Oluf Gjerset (1 June 1848 – 29 May 1941) was a Norwegian-born, American politician from Minnesota. He served as the mayor of Montevideo, Minnesota and in the Minnesota state senate.

==Background==
Oluf Gjerset was born in Vågøy (also spelled Vågø) in Fræna Municipality, Norway. He was the son of Ole Sørensen Gjerset and Karen Marie Olsdatter Eidem. His parents had nine children, one of whom died in infancy in Norway. In May, 1871, his family left for America. The family settled on the Big Bend of the Chippewa River in Chippewa County, Minnesota. His father helped organize the Norwegian Lutheran Synod congregation in the Big Bend settlement in Kandiyohi County, Minnesota. His brother, Knut Gjerset was a noted author and historian.

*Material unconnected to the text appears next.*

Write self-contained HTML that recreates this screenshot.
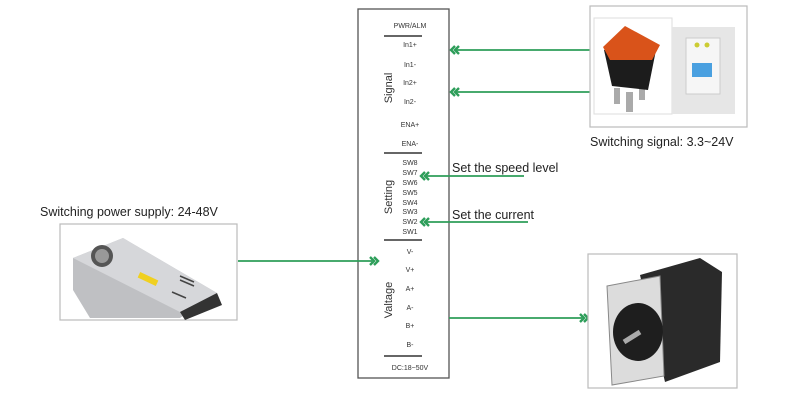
<!DOCTYPE html>
<html><head><meta charset="utf-8"><style>
body{margin:0;background:#fff;}
svg{display:block;font-family:"Liberation Sans",Arial,sans-serif;}
</style></head><body>
<svg width="800" height="400" viewBox="0 0 800 400" xmlns="http://www.w3.org/2000/svg">
<rect width="800" height="400" fill="#fff"/>
<!-- main box -->
<rect x="358" y="9" width="91" height="369" fill="#fff" stroke="#555" stroke-width="1.3"/>
<g fill="#333" font-size="7" text-anchor="middle">
<text x="410" y="28">PWR/ALM</text>
<text x="410" y="47">In1+</text><text x="410" y="67">In1-</text>
<text x="410" y="85">In2+</text><text x="410" y="104">In2-</text>
<text x="410" y="127">ENA+</text><text x="410" y="146">ENA-</text>
<text x="410" y="165">SW8</text><text x="410" y="175">SW7</text><text x="410" y="185">SW6</text>
<text x="410" y="195">SW5</text><text x="410" y="205">SW4</text><text x="410" y="214">SW3</text>
<text x="410" y="224">SW2</text><text x="410" y="234">SW1</text>
<text x="410" y="254">V-</text><text x="410" y="272">V+</text><text x="410" y="291">A+</text>
<text x="410" y="310">A-</text><text x="410" y="328">B+</text><text x="410" y="347">B-</text>
<text x="410" y="370">DC:18~50V</text>
</g>
<g stroke="#333" stroke-width="1.5">
<line x1="384" y1="36" x2="422" y2="36"/>
<line x1="384" y1="153" x2="422" y2="153"/>
<line x1="384" y1="240" x2="422" y2="240"/>
<line x1="384" y1="356" x2="422" y2="356"/>
</g>
<g fill="#333" font-size="11">
<text transform="translate(392,88) rotate(-90)" text-anchor="middle">Signal</text>
<text transform="translate(392,197) rotate(-90)" text-anchor="middle">Setting</text>
<text transform="translate(392,300) rotate(-90)" text-anchor="middle">Valtage</text>
</g>
<!-- connectors -->
<g stroke="#2e9e5a" stroke-width="1.8" fill="none">
<line x1="456" y1="50" x2="590" y2="50"/>
<line x1="456" y1="92" x2="590" y2="92"/>
<line x1="424" y1="176" x2="524" y2="176"/>
<line x1="424" y1="222" x2="528" y2="222"/>
<line x1="238" y1="261" x2="372" y2="261"/>
<line x1="449" y1="318" x2="582" y2="318"/>
</g>
<g stroke="#2e9e5a" stroke-width="2.4" fill="none">
<polyline points="455,46 451,50 455,54"/><polyline points="459,46 455,50 459,54"/>
<polyline points="455,88 451,92 455,96"/><polyline points="459,88 455,92 459,96"/>
<polyline points="425,172 421,176 425,180"/><polyline points="429,172 425,176 429,180"/>
<polyline points="425,218 421,222 425,226"/><polyline points="429,218 425,222 429,226"/>
<polyline points="370,257 374,261 370,265"/><polyline points="374,257 378,261 374,265"/>
<polyline points="580,314 584,318 580,322"/><polyline points="584,314 588,318 584,322"/>
</g>
<g fill="#222" font-size="12.5">
<text x="452" y="172">Set the speed level</text>
<text x="452" y="219">Set the current</text>
<text x="40" y="216">Switching power supply: 24-48V</text>
<text x="590" y="146">Switching signal:   3.3~24V</text>
</g>
<!-- switch box -->
<rect x="590" y="6" width="157" height="121" fill="#fff" stroke="#bbb" stroke-width="1.2"/>
<rect x="594" y="18" width="78" height="96" fill="#fff" stroke="#ddd"/>
<rect x="672" y="27" width="63" height="87" fill="#e6e6e6"/>
<rect x="614" y="88" width="6" height="16" fill="#aaa"/>
<rect x="626" y="92" width="7" height="20" fill="#aaa"/>
<rect x="639" y="88" width="6" height="12" fill="#aaa"/>
<polygon points="604,50 612,86 648,90 656,50 650,45" fill="#1c1c1c"/>
<polygon points="603,47 625,26 660,45 652,60 610,60" fill="#d9531a"/>
<rect x="686" y="38" width="34" height="56" fill="#f6f6f6" stroke="#ccc"/>
<rect x="692" y="63" width="20" height="14" fill="#4aa0e0"/>
<circle cx="697" cy="45" r="2.5" fill="#cc3"/><circle cx="707" cy="45" r="2.5" fill="#cc3"/>
<!-- power supply box -->
<rect x="60" y="224" width="177" height="96" fill="#fff" stroke="#bbb" stroke-width="1.2"/>
<polygon points="73,258 123,238 217,293 180,318 90,318 73,290" fill="#bfc0c3"/>
<polygon points="73,258 123,238 217,293 180,312" fill="#d6d7da"/>
<circle cx="102" cy="256" r="11" fill="#555"/>
<circle cx="102" cy="256" r="7" fill="#999"/>
<rect x="138" y="276" width="20" height="6" fill="#f0d020" transform="rotate(25 148 279)"/>
<g stroke="#444" stroke-width="1.5"><line x1="180" y1="276" x2="194" y2="282"/><line x1="180" y1="280" x2="194" y2="286"/><line x1="172" y1="292" x2="186" y2="298"/></g>
<polygon points="180,312 217,293 222,305 185,320" fill="#333"/>
<!-- motor box -->
<rect x="588" y="254" width="149" height="134" fill="#fff" stroke="#bbb" stroke-width="1.2"/>
<polygon points="640,275 700,258 722,272 720,362 665,382" fill="#2a2a2a"/>
<polygon points="607,286 660,276 664,376 612,385" fill="#dcdcdc" stroke="#888"/>
<ellipse cx="638" cy="332" rx="25" ry="29" fill="#1e1e1e"/>
<line x1="624" y1="342" x2="640" y2="332" stroke="#aaa" stroke-width="5"/>
</svg>
</body></html>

He attended the University of Minnesota Law School, earning his law degree in 1892 and was admitted to the bar the same year.

==Career==
Gjerset was a member of the Montevideo Board of Education for several years. He served as the County Attorney of Chippewa County, Minnesota from 1897 to 1903 and Municipal (City) Attorney for Montevideo, Minnesota from 1909 to 1913. He was the mayor of Montevideo in 1913.